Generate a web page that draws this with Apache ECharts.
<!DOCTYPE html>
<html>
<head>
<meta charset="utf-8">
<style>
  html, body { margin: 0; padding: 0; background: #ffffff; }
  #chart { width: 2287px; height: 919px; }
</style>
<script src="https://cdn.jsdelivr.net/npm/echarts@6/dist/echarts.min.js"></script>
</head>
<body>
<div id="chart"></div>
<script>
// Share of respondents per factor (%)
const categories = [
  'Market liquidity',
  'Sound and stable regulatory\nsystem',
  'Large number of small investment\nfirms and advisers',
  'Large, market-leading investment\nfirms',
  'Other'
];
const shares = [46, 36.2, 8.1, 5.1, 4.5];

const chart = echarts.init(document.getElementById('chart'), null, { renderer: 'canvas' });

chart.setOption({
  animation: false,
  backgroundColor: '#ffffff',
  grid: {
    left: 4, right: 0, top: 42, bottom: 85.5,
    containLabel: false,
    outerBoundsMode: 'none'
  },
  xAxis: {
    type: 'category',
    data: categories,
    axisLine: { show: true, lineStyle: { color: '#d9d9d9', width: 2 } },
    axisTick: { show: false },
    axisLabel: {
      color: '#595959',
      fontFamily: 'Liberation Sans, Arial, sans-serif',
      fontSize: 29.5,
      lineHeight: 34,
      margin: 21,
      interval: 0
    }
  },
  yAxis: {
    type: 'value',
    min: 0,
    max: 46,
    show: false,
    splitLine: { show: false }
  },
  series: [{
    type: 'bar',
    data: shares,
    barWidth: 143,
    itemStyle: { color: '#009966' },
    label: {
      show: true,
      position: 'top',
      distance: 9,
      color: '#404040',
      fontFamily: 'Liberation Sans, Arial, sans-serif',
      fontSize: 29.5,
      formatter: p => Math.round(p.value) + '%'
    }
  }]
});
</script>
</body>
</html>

━━━━━━━━━━

**Exercise description**: Give an exact copy of all the data shown above.

**Finished answer**:
Generate a web page that draws this with Apache ECharts.
<!DOCTYPE html>
<html>
<head>
<meta charset="utf-8">
<style>
  html, body { margin: 0; padding: 0; background: #ffffff; }
  #chart { width: 2287px; height: 919px; }
</style>
<script src="https://cdn.jsdelivr.net/npm/echarts@6/dist/echarts.min.js"></script>
</head>
<body>
<div id="chart"></div>
<script>
// Share of respondents per factor (%)
const categories = [
  'Market liquidity',
  'Sound and stable regulatory\nsystem',
  'Large number of small investment\nfirms and advisers',
  'Large, market-leading investment\nfirms',
  'Other'
];
const shares = [46, 36.2, 8.1, 5.1, 4.5];

const chart = echarts.init(document.getElementById('chart'), null, { renderer: 'canvas' });

chart.setOption({
  animation: false,
  backgroundColor: '#ffffff',
  grid: {
    left: 4, right: 0, top: 42, bottom: 85.5,
    containLabel: false,
    outerBoundsMode: 'none'
  },
  xAxis: {
    type: 'category',
    data: categories,
    axisLine: { show: true, lineStyle: { color: '#d9d9d9', width: 2 } },
    axisTick: { show: false },
    axisLabel: {
      color: '#595959',
      fontFamily: 'Liberation Sans, Arial, sans-serif',
      fontSize: 29.5,
      lineHeight: 34,
      margin: 21,
      interval: 0
    }
  },
  yAxis: {
    type: 'value',
    min: 0,
    max: 46,
    show: false,
    splitLine: { show: false }
  },
  series: [{
    type: 'bar',
    data: shares,
    barWidth: 143,
    itemStyle: { color: '#009966' },
    label: {
      show: true,
      position: 'top',
      distance: 9,
      color: '#404040',
      fontFamily: 'Liberation Sans, Arial, sans-serif',
      fontSize: 29.5,
      formatter: p => Math.round(p.value) + '%'
    }
  }]
});
</script>
</body>
</html>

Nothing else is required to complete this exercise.